Implementing a data processing pipeline:

func pipeline() {
    numbers := generateNumbers()
    squared := squareNumbers(numbers)
    printed := printNumbers(squared)
    
    // Consume the final stage
    for range printed {
        // Drain the channel
    }
}

func generateNumbers() <-chan int {
    out := make(chan int)
    go func() {
        for i := 1; i <= 10; i++ {
            out <- i
        }
        close(out)
    }()
    return out
}

func squareNumbers(in <-chan int) <-chan int {
    out := make(chan int)
    go func() {
        for n := range in {
            out <- n * n
        }
        close(out)
    }()
    return out
}

Worker Pool Pattern

Pattern Characteristic	Description
Concurrency Control	Limits number of concurrent workers
Resource Management	Prevents system overload
Scalability	Easily adjustable worker count

type Task struct {
    ID int
}

func workerPool() {
    tasks := make(chan Task, 100)
    results := make(chan int, 100)

    // Create worker pool
    for w := 1; w <= 3; w++ {
        go worker(tasks, results)
    }

    // Dispatch tasks
    go func() {
        for i := 0; i < 10; i++ {
            tasks <- Task{ID: i}
        }
        close(tasks)
    }()

    // Collect results
    for i := 0; i < 10; i++ {
        <-results
    }
}

func worker(tasks <-chan Task, results chan<- int) {
    for task := range tasks {
        // Process task
        results <- processTask(task)
    }
}

Context Cancellation Pattern

graph TD A[Start Operation] --> B{Context Active?} B -->|Yes| C[Continue Processing] B -->|No| D[Terminate Goroutine]

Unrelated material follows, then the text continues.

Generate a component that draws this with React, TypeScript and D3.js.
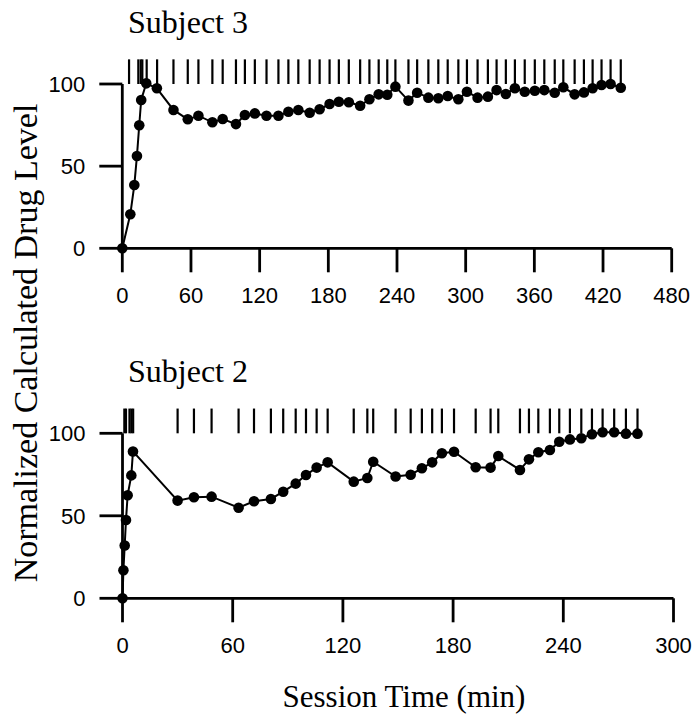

Implementing graceful shutdown:

func contextCancellation() {
    ctx, cancel := context.WithCancel(context.Background())
    defer cancel()

    // Long-running operation
    go func() {
        for {
            select {
            case <-ctx.Done():
                fmt.Println("Operation cancelled")
                return
            default:
                // Perform work
            }
        }
    }()

    // Cancel after timeout
    time.AfterFunc(5*time.Second, cancel)
}

Synchronization Patterns

Mutex vs Channel Synchronization

Synchronization Type	Use Case	Pros	Cons
Mutex	Protecting shared resources	Low overhead	Can lead to deadlocks
Channels	Communicating between goroutines	Prevents race conditions	Slight performance overhead

Error Handling in Concurrent Code

func robustConcurrency() error {
    errChan := make(chan error, 1)
    
    go func() {
        defer close(errChan)
        
        // Perform concurrent operation
        if err := riskyOperation(); err != nil {
            errChan <- err
            return
        }
    }()

    select {
    case err := <-errChan:
        return err
    case <-time.After(5 * time.Second):
        return errors.New("operation timeout")
    }
}

LabEx Concurrency Best Practices

Choose the right pattern for your use case
Minimize shared state
Use channels for communication
Implement proper error handling
Consider performance implications

By mastering these concurrency patterns, developers can create robust, efficient, and scalable Go applications that leverage the full power of goroutines.

Summary

By understanding goroutine fundamentals, implementing performance optimization techniques, and leveraging concurrency patterns, developers can significantly enhance the efficiency and responsiveness of their Golang applications. The key to success lies in thoughtful design, careful resource management, and a deep understanding of Golang's concurrent programming paradigms.